O rio Besòs é uma das artérias naturais de Barcelona. Ao longo dos séculos, o seu percurso serviu para delimitar os usos sociais, industriais e culturais. Não podemos compreender a história geopolítica da área metropolitana nas últimas décadas sem nos aprofundarmos na história do Besòs e da sua bacia hidrográfica. Até meados do século XX, as suas águas abasteciam grande parte das culturas agrícolas da cidade. A partir dos anos cinquenta, o rio foi colonizado por usos industriais e transformou-se num dos esgotos de Barcelona. Entre os anos setenta e oitenta, o Besòs liderava o ranking dos rios mais poluídos da Europa. Para reverter esta situação, em 1995, vários municípios da área metropolitana assinaram um acordo para a recuperação ecológica do Besòs e da sua área natural.
«Cuidar e defender a água», afirma Yayo Herrero, «é defender-nos a nós próprios». A água é um bem comum e o seu papel na criação de comunidades humanas é central. Através da poesia e do canto, El riu era verd i blau i groc explora os laços dos habitantes de Sant Adrià com o rio.
Inicialmente, a peça começou com uma série de workshops com os moradores. Estes workshops, abertos a todos, incorporavam diversos exercícios: passeios ao longo do rio (um tipo de psicogeografias muito livres), workshops de poesia na biblioteca, práticas de meditação sob a ponte dos Passadors, escrita automática, criação de esculturas a partir de tecidos… Durante esses workshops, os participantes partilharam muitas histórias e memórias pessoais sobre o Besòs, que lentamente foram moldando o imaginário da peça futura. Alguns dos participantes dos workshops acabaram por se tornar atrizes, e dedicámo-nos a pensar em conjunto cenas para o filme. Na verdade, muitas das ações que ocorrem no filme baseiam-se no substrato mítico de Sant Adrià de Besòs: lendas urbanas sobre o rio, histórias contadas por idosas, anedotas que circulam pelo bairro.

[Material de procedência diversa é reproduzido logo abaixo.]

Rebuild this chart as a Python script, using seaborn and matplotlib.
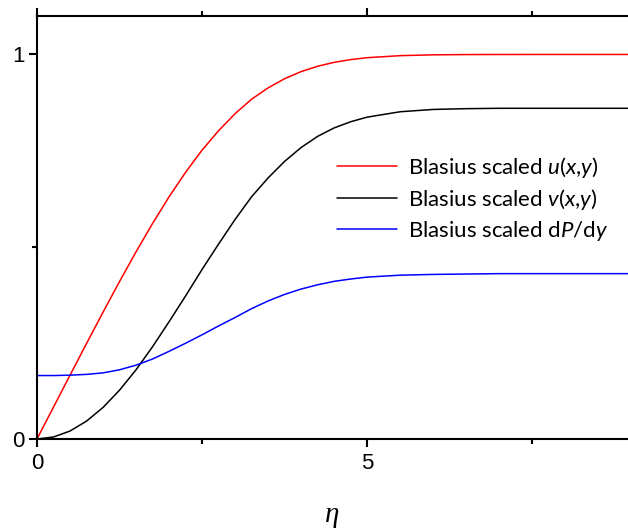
import numpy as np
import pandas as pd
import matplotlib
matplotlib.use("Agg")
import matplotlib.pyplot as plt
import seaborn as sns

# Similarity variable eta and the three scaled Blasius profiles
eta = [0.0, 0.25, 0.5, 0.75, 1.0, 1.25, 1.5, 1.75, 2.0, 2.25, 2.5, 2.75,
       3.0, 3.25, 3.5, 3.75, 4.0, 4.25, 4.5, 4.75, 5.0, 5.5, 6.0, 6.5,
       7.0, 8.0, 9.0]
u_scaled = [0.0, 0.0830, 0.1659, 0.2483, 0.3298, 0.4095, 0.4868, 0.5605,
            0.6298, 0.6935, 0.7513, 0.8017, 0.8461, 0.8837, 0.9131, 0.9369,
            0.9555, 0.9693, 0.9795, 0.9866, 0.9916, 0.9969, 0.9990, 0.9997,
            0.9999, 1.0, 1.0]
v_scaled = [0.0, 0.0052, 0.0207, 0.0465, 0.0821, 0.127, 0.180, 0.240,
            0.305, 0.372, 0.441, 0.507, 0.571, 0.630, 0.679, 0.722,
            0.758, 0.787, 0.809, 0.825, 0.837, 0.851, 0.857, 0.859,
            0.860, 0.860, 0.860]
dpdy_scaled = [0.165, 0.165, 0.166, 0.168, 0.172, 0.180, 0.192, 0.208,
               0.228, 0.249, 0.271, 0.294, 0.316, 0.339, 0.359, 0.376,
               0.390, 0.401, 0.410, 0.416, 0.421, 0.426, 0.428, 0.429,
               0.430, 0.430, 0.430]

series_names = ["u", "v", "dpdy"]
series_labels = [r"Blasius scaled $u$($x$,$y$)",
                 r"Blasius scaled $v$($x$,$y$)",
                 r"Blasius scaled d$P$/d$y$"]
series_colors = ["#ff0000", "#000000", "#0000ff"]

df = pd.concat([
    pd.DataFrame({"eta": eta, "value": u_scaled, "series": "u"}),
    pd.DataFrame({"eta": eta, "value": v_scaled, "series": "v"}),
    pd.DataFrame({"eta": eta, "value": dpdy_scaled, "series": "dpdy"}),
], ignore_index=True)

sns.set_style("ticks")
plt.rcParams["font.family"] = ["Liberation Sans", "DejaVu Sans"]
plt.rcParams["text.color"] = "black"
plt.rcParams["axes.labelcolor"] = "black"
plt.rcParams["xtick.color"] = "black"
plt.rcParams["ytick.color"] = "black"
plt.rcParams["mathtext.fontset"] = "custom"
plt.rcParams["mathtext.rm"] = "Lato"
plt.rcParams["mathtext.it"] = "Lato:italic"

fig = plt.figure(figsize=(6.28, 5.31), dpi=100)
ax = fig.add_axes([37 / 628, 92 / 531, 591 / 628, 423 / 531])

sns.lineplot(data=df, x="eta", y="value", hue="series",
             hue_order=series_names,
             palette=dict(zip(series_names, series_colors)),
             linewidth=1.1, ax=ax, legend=False, sort=False)

ax.set_xlim(0, 8.95)
ax.set_ylim(0, 1.1)

ax.set_xticks([0, 5])
ax.set_xticks([2.5, 7.5], minor=True)
ax.set_yticks([0, 1])
ax.set_yticks([0.5], minor=True)
ax.set_xticklabels(["0", "5"])
ax.set_yticklabels(["0", "1"])

for side in ["left", "bottom", "top"]:
    ax.spines[side].set_linewidth(1.5)
    ax.spines[side].set_color("black")
ax.spines["right"].set_visible(False)

ax.tick_params(which="major", direction="out", length=6, width=1.5,
               labelsize=16, top=True, pad=4, labelcolor="black")
ax.tick_params(which="minor", direction="out", length=3.8, width=1.5,
               top=True)
ax.tick_params(axis="y", which="both", right=False, pad=3)

ax.set_xlabel("η", fontsize=21, family="Liberation Serif", style="italic",
              labelpad=20, color="black")
ax.set_ylabel("")

handles = [plt.Line2D([], [], color=c, linewidth=1.1) for c in series_colors]
leg = ax.legend(handles, series_labels, loc="upper left",
                bbox_to_anchor=(337 / 628, (531 - 155) / 531),
                bbox_transform=fig.transFigure, frameon=False,
                borderpad=0, borderaxespad=0, handlelength=2.7,
                handletextpad=0.5, labelspacing=0.32,
                prop={"family": "Lato", "size": 16})
for t in leg.get_texts():
    t.set_color("black")

fig.savefig("out.png", dpi=100)
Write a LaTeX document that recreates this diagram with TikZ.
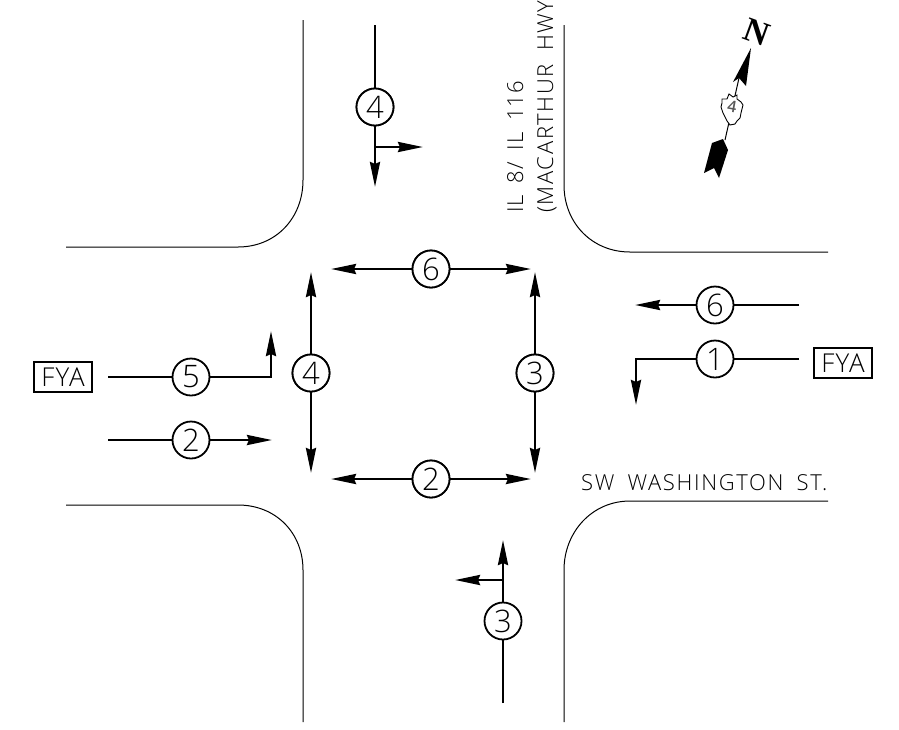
\documentclass[tikz,border=0pt]{standalone}
\usepackage{fontspec}
\setmainfont{Open Sans Light}
\newfontfamily\roadfont[LetterSpace=7.5,WordSpace=1.8]{Open Sans Light}
\newfontfamily\routefont[LetterSpace=4,WordSpace=1.8]{Open Sans Light}
\newfontfamily\fyafont[LetterSpace=5]{Open Sans Light}
\newfontfamily\northfont{Liberation Serif}
\usetikzlibrary{arrows.meta}
\tikzset{
  curb/.style={line width=1pt,black},
  phase/.style={line width=2.7pt,black},
  tip/.style={-{Stealth[length=25pt,width=10pt,inset=2pt]}},
  bothtip/.style={{Stealth[length=25pt,width=10pt,inset=2pt]}-{Stealth[length=25pt,width=10pt,inset=2pt]}},
  num/.style={circle,draw,line width=1.8pt,fill=white,minimum size=37pt,inner sep=0pt,font=\fontsize{31}{31}\selectfont},
  fya/.style={draw,line width=1.8pt,minimum width=58pt,minimum height=30pt,inner sep=0pt,font=\fyafont\fontsize{26}{26}\selectfont},
  road/.style={font=\roadfont\fontsize{22}{22}\selectfont,inner sep=0pt}
}
\begin{document}
\begin{tikzpicture}[x=1pt,y=-1pt]
\useasboundingbox (0,0) rectangle (899,729);
% curbs
\draw[curb] (303,20) -- (303,180) .. controls (303,218) and (276,247) .. (238,247) -- (66,247);
\draw[curb] (564,25) -- (564,185) .. controls (564,223) and (592,252) .. (630,252) -- (828,252);
\draw[curb] (66,505) -- (238,505) .. controls (276,505) and (303,533) .. (303,570) -- (303,722);
\draw[curb] (564,722) -- (564,570) .. controls (564,532) and (592,501) .. (630,501) -- (828,501);
% labels
\node[road,font=\routefont\fontsize{22}{22}\selectfont,anchor=base west,rotate=90] at (523,213) {IL 8/ IL 116};
\node[road,anchor=base west,rotate=90] at (553,213) {(MACARTHUR HWY};
\node[road,anchor=base west] at (581,490) {SW WASHINGTON ST.};
% numbered nodes
\node[num] (top4) at (375,107) {4};
\node[num] (sq6) at (431,269) {6};
\node[num] (sq2) at (431,479) {2};
\node[num] (sq4) at (311,373) {4};
\node[num] (sq3) at (535,373) {3};
\node[num] (l5) at (191,377) {5};
\node[num] (l2) at (191,440) {2};
\node[num] (r6) at (715,305) {6};
\node[num] (r1) at (715,359) {1};
\node[num] (bot3) at (503,621) {3};
\node[fya] (fyaL) at (63,377) {FYA};
\node[fya] (fyaR) at (843,363) {FYA};
% coordinates
\coordinate (t0) at (375,25);
\coordinate (t1) at (375,187);
\coordinate (tb) at (375,147);
\coordinate (tr) at (423,147);
\coordinate (s6a) at (331,269);
\coordinate (s6b) at (531,269);
\coordinate (s2a) at (331,479);
\coordinate (s2b) at (531,479);
\coordinate (s4a) at (311,272);
\coordinate (s4b) at (311,473);
\coordinate (s3a) at (535,272);
\coordinate (s3b) at (535,473);
\coordinate (l5a) at (108,377);
\coordinate (l5b) at (271,377);
\coordinate (l5c) at (271,331);
\coordinate (l2a) at (108,440);
\coordinate (l2b) at (272,440);
\coordinate (r6a) at (799,305);
\coordinate (r6b) at (635,305);
\coordinate (r1a) at (799,359);
\coordinate (r1b) at (636,359);
\coordinate (r1c) at (636,405);
\coordinate (b0) at (503,703);
\coordinate (b1) at (503,540);
\coordinate (bb) at (503,580);
\coordinate (bl) at (455,580);
% connectors
\draw[phase] (t0) -- (top4);
\draw[phase,tip] (top4) -- (t1);
\draw[phase,tip] (tb) -- (tr);
\draw[phase,bothtip] (s6a) -- (s6b);
\draw[phase,bothtip] (s2a) -- (s2b);
\draw[phase,bothtip] (s4a) -- (s4b);
\draw[phase,bothtip] (s3a) -- (s3b);
\draw[phase] (l5a) -- (l5);
\draw[phase,tip] (l5) -- (l5b) -- (l5c);
\draw[phase] (l2a) -- (l2);
\draw[phase,tip] (l2) -- (l2b);
\draw[phase] (r6a) -- (r6);
\draw[phase,tip] (r6) -- (r6b);
\draw[phase] (r1a) -- (r1);
\draw[phase,tip] (r1) -- (r1b) -- (r1c);
\draw[phase] (b0) -- (bot3);
\draw[phase,tip] (bot3) -- (b1);
\draw[phase,tip] (bb) -- (bl);
\node[num] at (top4) {4};\node[num] at (sq6) {6};\node[num] at (sq2) {2};\node[num] at (sq4) {4};\node[num] at (sq3) {3};
% north arrow
\draw[line width=1pt] (739,78) -- (725,140);
\fill (751,48) -- (733,82) -- (739,78) -- (746,86) -- cycle;
\fill (723,139) -- (728,150) -- (719,178) -- (714,168) -- (704,173) -- (712,143) -- cycle;
\draw[line width=0.9pt,fill=white] (729,94) -- (733,97) -- (737,95) -- (737,99) -- (741,102) -- (743,105) -- (742,109) -- (741,113) -- (740,118) -- (737,121) -- (735,124) -- (730,125) -- (727,121) -- (725,117) -- (723,113) -- (721,107) -- (722,103) -- (722,99) -- (727,99) -- cycle;
\node[font=\fontsize{16}{16}\bfseries\selectfont,text=black!65,rotate=-10,inner sep=0pt] (ilfour) at (732,107) {4};
\node[font=\northfont\bfseries\fontsize{34}{34}\selectfont,rotate=-20,inner sep=0pt] (north) at (757,32) {N};
\end{tikzpicture}
\end{document}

Praticamente todos os workshops tiveram lugar sob a ponte dos Passadors, que se tornou o palco central da peça. Esta ponte recebe o nome de uma figura histórica importante para as pessoas de Sant Adrià: o “passador”. Uma profissão que já não existe, exercida pelos habitantes da aldeia, consistia em construir “passeres”, pontes móveis rudimentares feitas de tábuas de madeira que serviam para atravessar o rio. Quando as cheias (ou “besossades”, como os nativos as chamam) eram demasiado fortes para atravessar as “passeres”, os “passadors” transportavam pessoas e mercadorias a cavalo. Com o tempo e as melhorias nas infraestruturas, a figura do “passador” desapareceu, mas o nome da ponte mantém a sua memória viva.
Durante o processo, além das pessoas que participaram nos workshops, a comunidade Sikh de Sant Adrià (que normalmente ensaia as suas artes marciais tradicionais, chamadas Gatka, a poucos metros da ponte dos Passadors), o coro gospel Clappers, de Badalona, e a Asociación Mujeres Bienvenidas também se juntaram. Assim, a filmagem de El riu era verd i blau i groc tornou-se numa performance inesperada, onde todos contribuíram com corpo, paixão e voz numa oferenda ao rio.
Gostaríamos de agradecer a todas as pessoas que participaram na gestação deste universo, que nos fala de um Besòs mágico e incomum, onde o espanto, a poesia e o canto se manifestam entre o cimento e o incessante murmúrio dos carros.
Rosa Tharrats & Gabriel Ventura
“El riu era verd i blau i groc”, da autoria da artista visual Rosa Tharrats e do poeta Gabriel Ventura, pode ser visto até 24 de novembro na Manifesta 15. Manifesta, a Bienal Nómada Europeia, chega à área metropolitana de Barcelona para a sua 15ª edição, que decorre entre 8 de setembro a 24 de novembro de 2024. Esta bienal destaca-se por promover intervenções artísticas em espaços históricos e em edifícios industriais, muitos deles nunca antes abertos ao público, visando descentralizar a infraestrutura cultural e ampliar o acesso à arte contemporânea em Barcelona e nas cidades circundantes.
O conceito da Manifesta é o de uma plataforma artística que se adapta e responde aos contextos sociais e culturais das cidades que acolhem cada edição. Ao não ter uma sede fixa, a bienal procura envolver diretamente as comunidades locais, promovendo a interação entre arte e sociedade, e incentivando a reflexão sobre temas como identidade, território e sustentabilidade.